━━━ Supplied data

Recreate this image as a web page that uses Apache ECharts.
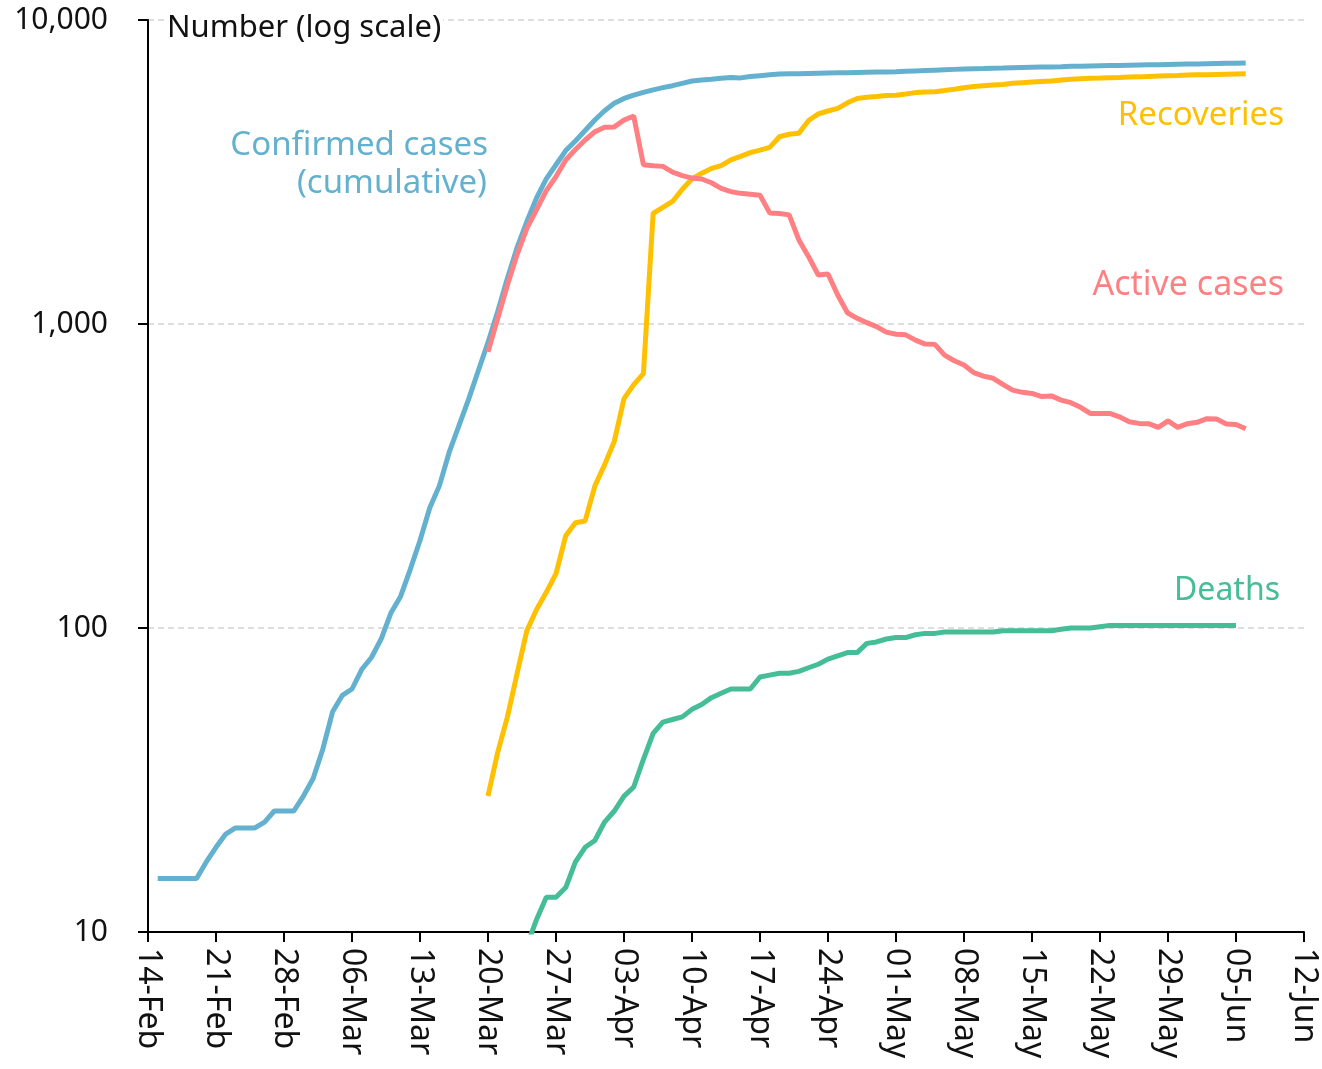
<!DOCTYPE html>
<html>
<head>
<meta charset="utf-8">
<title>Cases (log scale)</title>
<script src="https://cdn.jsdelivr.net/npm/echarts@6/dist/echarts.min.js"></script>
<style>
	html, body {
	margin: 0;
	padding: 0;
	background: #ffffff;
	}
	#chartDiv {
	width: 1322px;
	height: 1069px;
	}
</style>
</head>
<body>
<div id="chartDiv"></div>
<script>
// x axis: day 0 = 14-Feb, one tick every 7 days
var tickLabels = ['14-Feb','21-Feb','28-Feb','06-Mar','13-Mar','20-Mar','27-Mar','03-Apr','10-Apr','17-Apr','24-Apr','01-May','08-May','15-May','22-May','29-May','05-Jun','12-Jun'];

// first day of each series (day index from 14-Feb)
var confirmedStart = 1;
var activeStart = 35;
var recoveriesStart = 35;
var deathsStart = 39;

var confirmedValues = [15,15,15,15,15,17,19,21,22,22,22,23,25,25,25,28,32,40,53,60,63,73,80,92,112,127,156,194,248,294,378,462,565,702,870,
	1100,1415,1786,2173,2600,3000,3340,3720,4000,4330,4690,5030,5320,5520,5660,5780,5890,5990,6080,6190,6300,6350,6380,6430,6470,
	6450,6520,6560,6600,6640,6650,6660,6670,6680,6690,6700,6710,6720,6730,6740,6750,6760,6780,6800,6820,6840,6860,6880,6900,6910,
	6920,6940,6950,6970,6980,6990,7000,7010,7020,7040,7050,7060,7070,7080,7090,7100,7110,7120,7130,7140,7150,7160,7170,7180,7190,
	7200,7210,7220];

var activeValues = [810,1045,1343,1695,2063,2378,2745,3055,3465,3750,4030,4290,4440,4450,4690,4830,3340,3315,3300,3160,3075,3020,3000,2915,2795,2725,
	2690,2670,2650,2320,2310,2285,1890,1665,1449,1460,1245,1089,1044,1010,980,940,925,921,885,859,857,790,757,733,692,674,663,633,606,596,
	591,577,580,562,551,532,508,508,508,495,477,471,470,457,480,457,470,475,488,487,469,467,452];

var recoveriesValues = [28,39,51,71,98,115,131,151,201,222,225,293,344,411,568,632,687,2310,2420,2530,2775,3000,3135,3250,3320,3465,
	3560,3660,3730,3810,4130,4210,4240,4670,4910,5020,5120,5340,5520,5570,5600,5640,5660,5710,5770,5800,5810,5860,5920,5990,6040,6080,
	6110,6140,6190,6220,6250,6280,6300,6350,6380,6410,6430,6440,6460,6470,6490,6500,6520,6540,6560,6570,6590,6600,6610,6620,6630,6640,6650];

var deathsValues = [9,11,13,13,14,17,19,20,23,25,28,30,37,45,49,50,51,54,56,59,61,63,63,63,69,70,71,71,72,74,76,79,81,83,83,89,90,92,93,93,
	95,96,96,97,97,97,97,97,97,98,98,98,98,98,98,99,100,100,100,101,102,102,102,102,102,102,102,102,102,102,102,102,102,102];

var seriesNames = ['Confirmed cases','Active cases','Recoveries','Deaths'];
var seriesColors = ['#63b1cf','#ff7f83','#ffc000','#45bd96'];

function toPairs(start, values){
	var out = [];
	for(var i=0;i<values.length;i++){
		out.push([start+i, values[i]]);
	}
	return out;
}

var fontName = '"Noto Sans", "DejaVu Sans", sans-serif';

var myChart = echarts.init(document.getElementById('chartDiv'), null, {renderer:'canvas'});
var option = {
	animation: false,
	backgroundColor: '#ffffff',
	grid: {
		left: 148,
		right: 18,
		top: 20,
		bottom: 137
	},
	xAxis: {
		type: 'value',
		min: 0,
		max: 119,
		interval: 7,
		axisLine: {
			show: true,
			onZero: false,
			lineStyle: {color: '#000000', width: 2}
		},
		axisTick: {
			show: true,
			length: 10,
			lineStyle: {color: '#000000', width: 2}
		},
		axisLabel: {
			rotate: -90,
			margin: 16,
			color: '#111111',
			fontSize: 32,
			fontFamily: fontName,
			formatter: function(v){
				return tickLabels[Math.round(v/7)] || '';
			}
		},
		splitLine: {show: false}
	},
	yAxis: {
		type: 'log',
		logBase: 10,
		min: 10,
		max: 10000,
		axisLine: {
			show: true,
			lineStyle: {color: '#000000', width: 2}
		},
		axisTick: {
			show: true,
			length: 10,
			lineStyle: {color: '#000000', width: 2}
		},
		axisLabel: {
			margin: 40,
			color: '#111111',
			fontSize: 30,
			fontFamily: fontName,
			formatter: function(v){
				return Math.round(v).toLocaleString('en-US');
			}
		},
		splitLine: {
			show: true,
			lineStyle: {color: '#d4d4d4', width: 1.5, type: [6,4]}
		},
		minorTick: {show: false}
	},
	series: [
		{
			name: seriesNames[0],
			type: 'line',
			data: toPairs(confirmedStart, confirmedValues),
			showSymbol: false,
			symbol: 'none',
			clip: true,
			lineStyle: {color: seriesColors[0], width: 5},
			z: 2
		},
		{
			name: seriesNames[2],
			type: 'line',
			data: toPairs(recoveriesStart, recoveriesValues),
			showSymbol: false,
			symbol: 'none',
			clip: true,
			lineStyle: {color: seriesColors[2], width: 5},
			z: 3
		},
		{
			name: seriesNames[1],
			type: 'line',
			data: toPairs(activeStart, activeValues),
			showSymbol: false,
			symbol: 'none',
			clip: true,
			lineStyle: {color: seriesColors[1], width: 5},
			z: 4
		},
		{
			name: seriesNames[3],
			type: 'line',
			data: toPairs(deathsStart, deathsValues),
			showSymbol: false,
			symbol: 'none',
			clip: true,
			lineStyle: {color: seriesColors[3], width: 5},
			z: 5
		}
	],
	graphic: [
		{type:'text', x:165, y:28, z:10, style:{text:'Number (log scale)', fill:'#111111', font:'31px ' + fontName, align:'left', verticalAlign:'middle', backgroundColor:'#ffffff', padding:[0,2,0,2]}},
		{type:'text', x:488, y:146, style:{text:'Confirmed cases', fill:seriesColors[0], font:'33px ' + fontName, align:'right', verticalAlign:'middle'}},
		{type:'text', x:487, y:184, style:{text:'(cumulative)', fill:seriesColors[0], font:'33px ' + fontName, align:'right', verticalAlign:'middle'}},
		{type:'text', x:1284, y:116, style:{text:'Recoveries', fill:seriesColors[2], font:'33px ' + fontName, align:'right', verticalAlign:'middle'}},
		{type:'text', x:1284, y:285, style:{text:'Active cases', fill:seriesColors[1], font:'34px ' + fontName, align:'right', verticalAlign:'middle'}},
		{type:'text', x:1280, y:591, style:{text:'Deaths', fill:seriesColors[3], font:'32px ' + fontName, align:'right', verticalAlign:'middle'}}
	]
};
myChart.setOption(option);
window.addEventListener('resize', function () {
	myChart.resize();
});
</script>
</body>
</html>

━━━━━━

Goal – Return all of the data exactly as written, and drop the pictures.

Exercise output –
Recreate this image as a web page that uses Apache ECharts.
<!DOCTYPE html>
<html>
<head>
<meta charset="utf-8">
<title>Cases (log scale)</title>
<script src="https://cdn.jsdelivr.net/npm/echarts@6/dist/echarts.min.js"></script>
<style>
	html, body {
	margin: 0;
	padding: 0;
	background: #ffffff;
	}
	#chartDiv {
	width: 1322px;
	height: 1069px;
	}
</style>
</head>
<body>
<div id="chartDiv"></div>
<script>
// x axis: day 0 = 14-Feb, one tick every 7 days
var tickLabels = ['14-Feb','21-Feb','28-Feb','06-Mar','13-Mar','20-Mar','27-Mar','03-Apr','10-Apr','17-Apr','24-Apr','01-May','08-May','15-May','22-May','29-May','05-Jun','12-Jun'];

// first day of each series (day index from 14-Feb)
var confirmedStart = 1;
var activeStart = 35;
var recoveriesStart = 35;
var deathsStart = 39;

var confirmedValues = [15,15,15,15,15,17,19,21,22,22,22,23,25,25,25,28,32,40,53,60,63,73,80,92,112,127,156,194,248,294,378,462,565,702,870,
	1100,1415,1786,2173,2600,3000,3340,3720,4000,4330,4690,5030,5320,5520,5660,5780,5890,5990,6080,6190,6300,6350,6380,6430,6470,
	6450,6520,6560,6600,6640,6650,6660,6670,6680,6690,6700,6710,6720,6730,6740,6750,6760,6780,6800,6820,6840,6860,6880,6900,6910,
	6920,6940,6950,6970,6980,6990,7000,7010,7020,7040,7050,7060,7070,7080,7090,7100,7110,7120,7130,7140,7150,7160,7170,7180,7190,
	7200,7210,7220];

var activeValues = [810,1045,1343,1695,2063,2378,2745,3055,3465,3750,4030,4290,4440,4450,4690,4830,3340,3315,3300,3160,3075,3020,3000,2915,2795,2725,
	2690,2670,2650,2320,2310,2285,1890,1665,1449,1460,1245,1089,1044,1010,980,940,925,921,885,859,857,790,757,733,692,674,663,633,606,596,
	591,577,580,562,551,532,508,508,508,495,477,471,470,457,480,457,470,475,488,487,469,467,452];

var recoveriesValues = [28,39,51,71,98,115,131,151,201,222,225,293,344,411,568,632,687,2310,2420,2530,2775,3000,3135,3250,3320,3465,
	3560,3660,3730,3810,4130,4210,4240,4670,4910,5020,5120,5340,5520,5570,5600,5640,5660,5710,5770,5800,5810,5860,5920,5990,6040,6080,
	6110,6140,6190,6220,6250,6280,6300,6350,6380,6410,6430,6440,6460,6470,6490,6500,6520,6540,6560,6570,6590,6600,6610,6620,6630,6640,6650];

var deathsValues = [9,11,13,13,14,17,19,20,23,25,28,30,37,45,49,50,51,54,56,59,61,63,63,63,69,70,71,71,72,74,76,79,81,83,83,89,90,92,93,93,
	95,96,96,97,97,97,97,97,97,98,98,98,98,98,98,99,100,100,100,101,102,102,102,102,102,102,102,102,102,102,102,102,102,102];

var seriesNames = ['Confirmed cases','Active cases','Recoveries','Deaths'];
var seriesColors = ['#63b1cf','#ff7f83','#ffc000','#45bd96'];

function toPairs(start, values){
	var out = [];
	for(var i=0;i<values.length;i++){
		out.push([start+i, values[i]]);
	}
	return out;
}

var fontName = '"Noto Sans", "DejaVu Sans", sans-serif';

var myChart = echarts.init(document.getElementById('chartDiv'), null, {renderer:'canvas'});
var option = {
	animation: false,
	backgroundColor: '#ffffff',
	grid: {
		left: 148,
		right: 18,
		top: 20,
		bottom: 137
	},
	xAxis: {
		type: 'value',
		min: 0,
		max: 119,
		interval: 7,
		axisLine: {
			show: true,
			onZero: false,
			lineStyle: {color: '#000000', width: 2}
		},
		axisTick: {
			show: true,
			length: 10,
			lineStyle: {color: '#000000', width: 2}
		},
		axisLabel: {
			rotate: -90,
			margin: 16,
			color: '#111111',
			fontSize: 32,
			fontFamily: fontName,
			formatter: function(v){
				return tickLabels[Math.round(v/7)] || '';
			}
		},
		splitLine: {show: false}
	},
	yAxis: {
		type: 'log',
		logBase: 10,
		min: 10,
		max: 10000,
		axisLine: {
			show: true,
			lineStyle: {color: '#000000', width: 2}
		},
		axisTick: {
			show: true,
			length: 10,
			lineStyle: {color: '#000000', width: 2}
		},
		axisLabel: {
			margin: 40,
			color: '#111111',
			fontSize: 30,
			fontFamily: fontName,
			formatter: function(v){
				return Math.round(v).toLocaleString('en-US');
			}
		},
		splitLine: {
			show: true,
			lineStyle: {color: '#d4d4d4', width: 1.5, type: [6,4]}
		},
		minorTick: {show: false}
	},
	series: [
		{
			name: seriesNames[0],
			type: 'line',
			data: toPairs(confirmedStart, confirmedValues),
			showSymbol: false,
			symbol: 'none',
			clip: true,
			lineStyle: {color: seriesColors[0], width: 5},
			z: 2
		},
		{
			name: seriesNames[2],
			type: 'line',
			data: toPairs(recoveriesStart, recoveriesValues),
			showSymbol: false,
			symbol: 'none',
			clip: true,
			lineStyle: {color: seriesColors[2], width: 5},
			z: 3
		},
		{
			name: seriesNames[1],
			type: 'line',
			data: toPairs(activeStart, activeValues),
			showSymbol: false,
			symbol: 'none',
			clip: true,
			lineStyle: {color: seriesColors[1], width: 5},
			z: 4
		},
		{
			name: seriesNames[3],
			type: 'line',
			data: toPairs(deathsStart, deathsValues),
			showSymbol: false,
			symbol: 'none',
			clip: true,
			lineStyle: {color: seriesColors[3], width: 5},
			z: 5
		}
	],
	graphic: [
		{type:'text', x:165, y:28, z:10, style:{text:'Number (log scale)', fill:'#111111', font:'31px ' + fontName, align:'left', verticalAlign:'middle', backgroundColor:'#ffffff', padding:[0,2,0,2]}},
		{type:'text', x:488, y:146, style:{text:'Confirmed cases', fill:seriesColors[0], font:'33px ' + fontName, align:'right', verticalAlign:'middle'}},
		{type:'text', x:487, y:184, style:{text:'(cumulative)', fill:seriesColors[0], font:'33px ' + fontName, align:'right', verticalAlign:'middle'}},
		{type:'text', x:1284, y:116, style:{text:'Recoveries', fill:seriesColors[2], font:'33px ' + fontName, align:'right', verticalAlign:'middle'}},
		{type:'text', x:1284, y:285, style:{text:'Active cases', fill:seriesColors[1], font:'34px ' + fontName, align:'right', verticalAlign:'middle'}},
		{type:'text', x:1280, y:591, style:{text:'Deaths', fill:seriesColors[3], font:'32px ' + fontName, align:'right', verticalAlign:'middle'}}
	]
};
myChart.setOption(option);
window.addEventListener('resize', function () {
	myChart.resize();
});
</script>
</body>
</html>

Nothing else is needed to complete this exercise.